# [Task details]
Return all of the data exactly as written, without the pictures.

# [Material for the task]
——
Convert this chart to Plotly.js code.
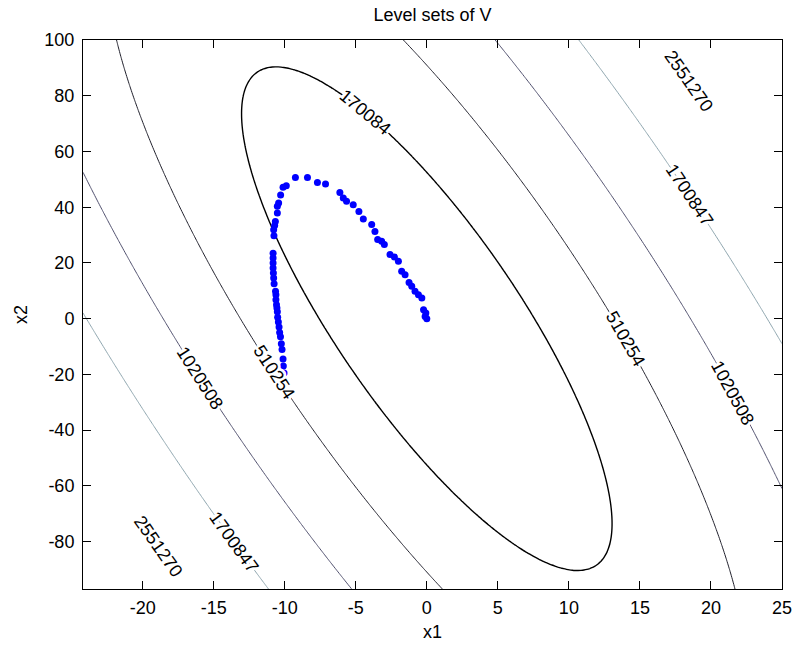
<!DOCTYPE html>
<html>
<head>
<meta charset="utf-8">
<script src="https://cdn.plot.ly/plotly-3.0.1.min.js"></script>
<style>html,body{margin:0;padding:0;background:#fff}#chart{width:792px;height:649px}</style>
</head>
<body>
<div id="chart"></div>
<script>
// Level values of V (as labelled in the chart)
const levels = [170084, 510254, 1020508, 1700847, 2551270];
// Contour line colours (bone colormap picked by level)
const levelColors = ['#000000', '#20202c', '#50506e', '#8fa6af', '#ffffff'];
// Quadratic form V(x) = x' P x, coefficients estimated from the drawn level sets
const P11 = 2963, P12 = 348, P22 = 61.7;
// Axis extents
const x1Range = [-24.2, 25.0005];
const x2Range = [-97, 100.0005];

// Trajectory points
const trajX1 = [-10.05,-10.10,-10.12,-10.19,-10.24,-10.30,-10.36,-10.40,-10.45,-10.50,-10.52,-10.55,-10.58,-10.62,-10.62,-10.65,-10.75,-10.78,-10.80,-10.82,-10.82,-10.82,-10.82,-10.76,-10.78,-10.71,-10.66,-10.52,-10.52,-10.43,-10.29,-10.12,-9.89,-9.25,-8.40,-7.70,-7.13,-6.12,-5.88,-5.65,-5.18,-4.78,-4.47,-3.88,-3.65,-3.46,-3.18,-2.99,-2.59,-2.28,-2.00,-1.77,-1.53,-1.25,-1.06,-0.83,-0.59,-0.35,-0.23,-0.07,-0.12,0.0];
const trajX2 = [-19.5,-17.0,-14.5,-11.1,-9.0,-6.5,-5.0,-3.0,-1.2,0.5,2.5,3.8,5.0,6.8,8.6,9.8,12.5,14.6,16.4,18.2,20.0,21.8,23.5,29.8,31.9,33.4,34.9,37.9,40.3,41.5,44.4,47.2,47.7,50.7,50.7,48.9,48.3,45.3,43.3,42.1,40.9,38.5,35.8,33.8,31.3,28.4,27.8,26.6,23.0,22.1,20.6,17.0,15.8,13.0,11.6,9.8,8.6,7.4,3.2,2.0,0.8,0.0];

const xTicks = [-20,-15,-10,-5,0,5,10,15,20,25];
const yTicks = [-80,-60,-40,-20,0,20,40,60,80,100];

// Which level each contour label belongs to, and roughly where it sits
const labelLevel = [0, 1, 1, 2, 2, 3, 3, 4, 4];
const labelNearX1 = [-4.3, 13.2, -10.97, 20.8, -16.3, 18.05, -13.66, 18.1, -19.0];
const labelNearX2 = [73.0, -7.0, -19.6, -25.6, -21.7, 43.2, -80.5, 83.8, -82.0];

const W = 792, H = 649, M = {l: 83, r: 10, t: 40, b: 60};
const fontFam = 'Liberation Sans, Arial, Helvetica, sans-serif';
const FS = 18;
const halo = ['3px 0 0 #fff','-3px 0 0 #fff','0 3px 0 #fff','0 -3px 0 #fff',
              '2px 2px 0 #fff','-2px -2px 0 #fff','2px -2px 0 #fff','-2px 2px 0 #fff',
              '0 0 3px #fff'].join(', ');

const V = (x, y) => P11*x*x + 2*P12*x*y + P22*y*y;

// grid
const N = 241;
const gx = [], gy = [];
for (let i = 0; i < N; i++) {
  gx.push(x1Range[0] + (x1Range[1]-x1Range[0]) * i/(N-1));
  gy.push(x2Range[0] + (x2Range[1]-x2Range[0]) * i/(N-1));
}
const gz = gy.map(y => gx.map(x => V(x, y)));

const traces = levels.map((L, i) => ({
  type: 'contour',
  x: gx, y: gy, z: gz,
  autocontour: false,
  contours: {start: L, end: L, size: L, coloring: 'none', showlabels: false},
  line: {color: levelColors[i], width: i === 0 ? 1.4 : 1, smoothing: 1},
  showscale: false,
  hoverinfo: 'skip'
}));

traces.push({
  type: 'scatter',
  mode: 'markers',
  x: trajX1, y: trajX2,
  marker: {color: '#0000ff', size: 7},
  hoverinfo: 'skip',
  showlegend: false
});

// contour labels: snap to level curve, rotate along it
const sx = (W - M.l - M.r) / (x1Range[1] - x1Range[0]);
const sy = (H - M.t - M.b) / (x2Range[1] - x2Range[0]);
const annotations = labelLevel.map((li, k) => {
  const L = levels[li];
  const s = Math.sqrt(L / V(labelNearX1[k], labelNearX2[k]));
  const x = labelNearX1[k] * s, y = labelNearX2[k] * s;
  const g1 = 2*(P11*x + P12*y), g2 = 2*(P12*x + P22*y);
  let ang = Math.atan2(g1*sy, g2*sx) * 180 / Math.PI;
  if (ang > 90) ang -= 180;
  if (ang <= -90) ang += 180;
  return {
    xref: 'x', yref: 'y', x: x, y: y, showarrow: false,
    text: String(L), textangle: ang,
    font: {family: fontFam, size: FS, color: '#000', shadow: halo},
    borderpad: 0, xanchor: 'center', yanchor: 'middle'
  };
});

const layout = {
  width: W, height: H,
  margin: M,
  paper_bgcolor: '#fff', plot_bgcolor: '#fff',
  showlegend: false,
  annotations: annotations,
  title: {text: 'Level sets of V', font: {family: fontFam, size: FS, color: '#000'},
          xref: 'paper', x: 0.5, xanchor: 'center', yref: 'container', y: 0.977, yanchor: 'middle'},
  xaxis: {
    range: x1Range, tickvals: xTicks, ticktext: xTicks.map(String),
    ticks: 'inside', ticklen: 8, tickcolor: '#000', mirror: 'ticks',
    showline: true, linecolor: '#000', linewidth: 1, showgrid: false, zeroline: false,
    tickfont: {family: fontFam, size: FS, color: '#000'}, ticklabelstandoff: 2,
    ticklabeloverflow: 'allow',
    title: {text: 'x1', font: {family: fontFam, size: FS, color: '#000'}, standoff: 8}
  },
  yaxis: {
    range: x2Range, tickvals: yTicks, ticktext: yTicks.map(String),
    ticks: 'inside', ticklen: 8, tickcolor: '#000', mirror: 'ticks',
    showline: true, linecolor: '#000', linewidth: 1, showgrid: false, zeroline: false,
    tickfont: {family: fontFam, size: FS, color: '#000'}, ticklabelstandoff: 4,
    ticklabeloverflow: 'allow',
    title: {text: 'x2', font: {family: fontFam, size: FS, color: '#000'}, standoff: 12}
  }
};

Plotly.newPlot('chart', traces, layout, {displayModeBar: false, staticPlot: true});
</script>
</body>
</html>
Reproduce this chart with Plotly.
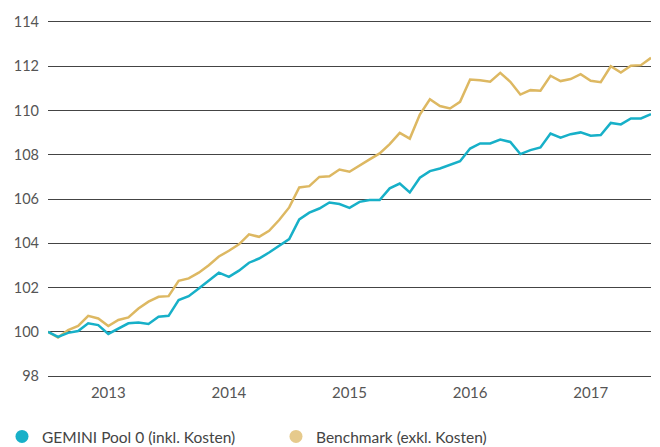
——
# [Response below]
Convert this chart to Plotly.js code.
<!DOCTYPE html>
<html>
<head>
<meta charset="utf-8">
<script src="https://cdn.plot.ly/plotly-3.0.1.min.js"></script>
<style>html,body{margin:0;padding:0;background:#fff}#chart{width:792px;height:649px}</style>
</head>
<body>
<div id="chart"></div>
<script>
// Level values of V (as labelled in the chart)
const levels = [170084, 510254, 1020508, 1700847, 2551270];
// Contour line colours (bone colormap picked by level)
const levelColors = ['#000000', '#20202c', '#50506e', '#8fa6af', '#ffffff'];
// Quadratic form V(x) = x' P x, coefficients estimated from the drawn level sets
const P11 = 2963, P12 = 348, P22 = 61.7;
// Axis extents
const x1Range = [-24.2, 25.0005];
const x2Range = [-97, 100.0005];

// Trajectory points
const trajX1 = [-10.05,-10.10,-10.12,-10.19,-10.24,-10.30,-10.36,-10.40,-10.45,-10.50,-10.52,-10.55,-10.58,-10.62,-10.62,-10.65,-10.75,-10.78,-10.80,-10.82,-10.82,-10.82,-10.82,-10.76,-10.78,-10.71,-10.66,-10.52,-10.52,-10.43,-10.29,-10.12,-9.89,-9.25,-8.40,-7.70,-7.13,-6.12,-5.88,-5.65,-5.18,-4.78,-4.47,-3.88,-3.65,-3.46,-3.18,-2.99,-2.59,-2.28,-2.00,-1.77,-1.53,-1.25,-1.06,-0.83,-0.59,-0.35,-0.23,-0.07,-0.12,0.0];
const trajX2 = [-19.5,-17.0,-14.5,-11.1,-9.0,-6.5,-5.0,-3.0,-1.2,0.5,2.5,3.8,5.0,6.8,8.6,9.8,12.5,14.6,16.4,18.2,20.0,21.8,23.5,29.8,31.9,33.4,34.9,37.9,40.3,41.5,44.4,47.2,47.7,50.7,50.7,48.9,48.3,45.3,43.3,42.1,40.9,38.5,35.8,33.8,31.3,28.4,27.8,26.6,23.0,22.1,20.6,17.0,15.8,13.0,11.6,9.8,8.6,7.4,3.2,2.0,0.8,0.0];

const xTicks = [-20,-15,-10,-5,0,5,10,15,20,25];
const yTicks = [-80,-60,-40,-20,0,20,40,60,80,100];

// Which level each contour label belongs to, and roughly where it sits
const labelLevel = [0, 1, 1, 2, 2, 3, 3, 4, 4];
const labelNearX1 = [-4.3, 13.2, -10.97, 20.8, -16.3, 18.05, -13.66, 18.1, -19.0];
const labelNearX2 = [73.0, -7.0, -19.6, -25.6, -21.7, 43.2, -80.5, 83.8, -82.0];

const W = 792, H = 649, M = {l: 83, r: 10, t: 40, b: 60};
const fontFam = 'Liberation Sans, Arial, Helvetica, sans-serif';
const FS = 18;
const halo = ['3px 0 0 #fff','-3px 0 0 #fff','0 3px 0 #fff','0 -3px 0 #fff',
              '2px 2px 0 #fff','-2px -2px 0 #fff','2px -2px 0 #fff','-2px 2px 0 #fff',
              '0 0 3px #fff'].join(', ');

const V = (x, y) => P11*x*x + 2*P12*x*y + P22*y*y;

// grid
const N = 241;
const gx = [], gy = [];
for (let i = 0; i < N; i++) {
  gx.push(x1Range[0] + (x1Range[1]-x1Range[0]) * i/(N-1));
  gy.push(x2Range[0] + (x2Range[1]-x2Range[0]) * i/(N-1));
}
const gz = gy.map(y => gx.map(x => V(x, y)));

const traces = levels.map((L, i) => ({
  type: 'contour',
  x: gx, y: gy, z: gz,
  autocontour: false,
  contours: {start: L, end: L, size: L, coloring: 'none', showlabels: false},
  line: {color: levelColors[i], width: i === 0 ? 1.4 : 1, smoothing: 1},
  showscale: false,
  hoverinfo: 'skip'
}));

traces.push({
  type: 'scatter',
  mode: 'markers',
  x: trajX1, y: trajX2,
  marker: {color: '#0000ff', size: 7},
  hoverinfo: 'skip',
  showlegend: false
});

// contour labels: snap to level curve, rotate along it
const sx = (W - M.l - M.r) / (x1Range[1] - x1Range[0]);
const sy = (H - M.t - M.b) / (x2Range[1] - x2Range[0]);
const annotations = labelLevel.map((li, k) => {
  const L = levels[li];
  const s = Math.sqrt(L / V(labelNearX1[k], labelNearX2[k]));
  const x = labelNearX1[k] * s, y = labelNearX2[k] * s;
  const g1 = 2*(P11*x + P12*y), g2 = 2*(P12*x + P22*y);
  let ang = Math.atan2(g1*sy, g2*sx) * 180 / Math.PI;
  if (ang > 90) ang -= 180;
  if (ang <= -90) ang += 180;
  return {
    xref: 'x', yref: 'y', x: x, y: y, showarrow: false,
    text: String(L), textangle: ang,
    font: {family: fontFam, size: FS, color: '#000', shadow: halo},
    borderpad: 0, xanchor: 'center', yanchor: 'middle'
  };
});

const layout = {
  width: W, height: H,
  margin: M,
  paper_bgcolor: '#fff', plot_bgcolor: '#fff',
  showlegend: false,
  annotations: annotations,
  title: {text: 'Level sets of V', font: {family: fontFam, size: FS, color: '#000'},
          xref: 'paper', x: 0.5, xanchor: 'center', yref: 'container', y: 0.977, yanchor: 'middle'},
  xaxis: {
    range: x1Range, tickvals: xTicks, ticktext: xTicks.map(String),
    ticks: 'inside', ticklen: 8, tickcolor: '#000', mirror: 'ticks',
    showline: true, linecolor: '#000', linewidth: 1, showgrid: false, zeroline: false,
    tickfont: {family: fontFam, size: FS, color: '#000'}, ticklabelstandoff: 2,
    ticklabeloverflow: 'allow',
    title: {text: 'x1', font: {family: fontFam, size: FS, color: '#000'}, standoff: 8}
  },
  yaxis: {
    range: x2Range, tickvals: yTicks, ticktext: yTicks.map(String),
    ticks: 'inside', ticklen: 8, tickcolor: '#000', mirror: 'ticks',
    showline: true, linecolor: '#000', linewidth: 1, showgrid: false, zeroline: false,
    tickfont: {family: fontFam, size: FS, color: '#000'}, ticklabelstandoff: 4,
    ticklabeloverflow: 'allow',
    title: {text: 'x2', font: {family: fontFam, size: FS, color: '#000'}, standoff: 12}
  }
};

Plotly.newPlot('chart', traces, layout, {displayModeBar: false, staticPlot: true});
</script>
</body>
</html>
Reproduce this chart with Plotly.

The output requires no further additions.